39 He also told them a parable: “Can a blind man guide [another] blind man? Will they not both fall into a hole in the ground? 40 A student is not superior to his teacher; but everyone, after he has been completely trained, will be like his teacher. 41 Why do you look at the speck that is in your brother’s eye, but do not notice or consider the log that is in your own eye? 42 How can you say to your brother, ‘Brother, allow me to take out the speck that is in your eye,’ when you yourself do not see the log that is in your own eye? You hypocrite (play actor, pretender), first take the log out of your own eye, and then you will see clearly to take out the speck that is in your brother’s eye. 43 For there is no good tree which produces bad fruit, nor, on the other hand, a bad tree which produces good fruit.(J) 44 For each tree is known and identified by its own fruit. For figs are not picked from thorn bushes, nor is a cluster of grapes picked from a briar bush. 45 The [intrinsically] good man produces what is good and honorable and moral out of the good treasure [stored] in his heart; and the [intrinsically] evil man produces what is wicked and depraved out of the evil [in his heart]; for his mouth speaks from the overflow of his heart.
A Secure Foundation
46 “Why do you call Me, ‘Lord, Lord,’ and do not practice what I tell you? 47 Everyone who comes to Me and listens to My words and obeys them, I will show you whom he is like:(K) 48 he is like a [far-sighted, practical, and sensible] man building a house, who dug deep and laid a foundation on the rock; and when a flood occurred, the torrent burst against that house and yet could not shake it, because it had been securely built and founded on the rock. 49 But the one who has [merely] heard and has not practiced [what I say], is like a [foolish] man who built a house on the ground without any foundation, and the torrent burst against it; and it immediately collapsed, and the ruin of that house was great.”
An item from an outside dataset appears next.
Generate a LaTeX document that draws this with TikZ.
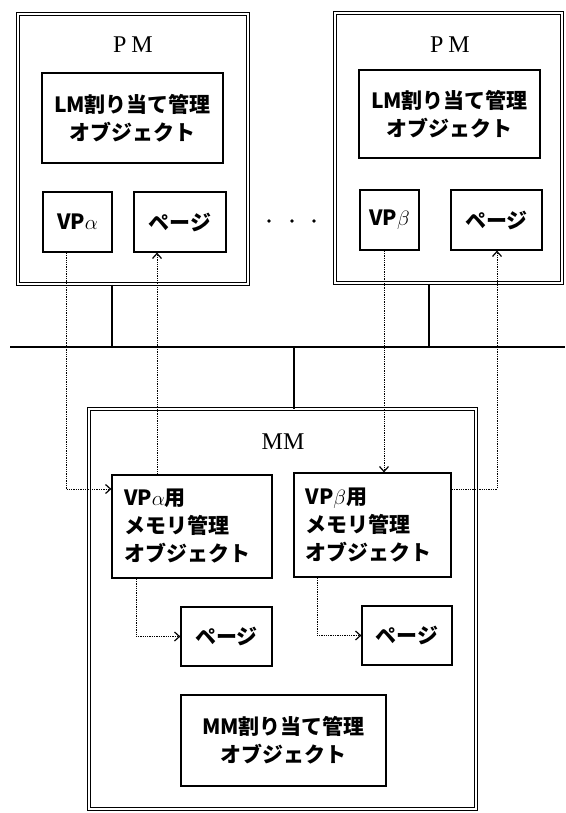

a. Luke 6:2: See note Matt 12:2.
b. Luke 6:4: Or showbread; lit bread of presentation.
c. Luke 6:13: In general usage the word “apostle” (Gr apostolos) means “sent one” or “messenger.” In this passage and others in reference to the “twelve,” the word “apostles” is used in a technical sense of the twelve disciples, and later Paul, whom Jesus chose. An apostle was one who had witnessed Christ’s resurrection (Acts 1:21, 22) or (in Paul’s case) had seen the resurrected Christ (1 Cor 9:1, 2). They validated their apostleship by performing “signs and wonders and miracles” (2 Cor 12:12), and were the foundation of the church.
d. Luke 6:14: The sons of Zebedee and Salome. Salome is believed to be a sister of Mary, the mother of Jesus.
e. Luke 6:15: Also called James the Less or James the Younger. His mother Mary (Gr Maria) is believed to be a sister or sister-in-law of Mary, the mother of Jesus.
f. Luke 6:20: In vv 20-22 Luke lists four of the nine Beatitudes recorded by Matthew and follows them with four antithetical woes in vv 24-26.
g. Luke 6:24: The four woes (vv 24-26) are addressed to those who lack spiritual perception and are oblivious to the importance of Jesus’ message of salvation.
h. Luke 6:27: The key to understanding this and other statements about love is to know that this love (the Greek word agape) is not so much a matter of emotion as it is of doing things for the benefit of another person, that is, having an unselfish concern for another and a willingness to seek the higher good for another.
i. Luke 6:29: In this context the “slap” is not an act of violence, but more likely an insult or violation of one’s rights.
j. Luke 6:30: Probably a prohibition against frivolous legal action.
k. Luke 6:35: Or not despairing at all.
l. Luke 6:37: This is not a prohibition of judgment, nor is it a command to stop using godly wisdom, common sense, and moral courage together with God’s written word to discern right from wrong, to distinguish between morality and immorality, and to judge doctrinal truth. There are many judgments that are not only legitimate, but are commanded (cf John 7:24; 1 Cor 5:5, 12; Gal 1:8, 9; 1 John 4:1-3; 2 John 10); however, you cannot judge another if you are committing the same type of sin.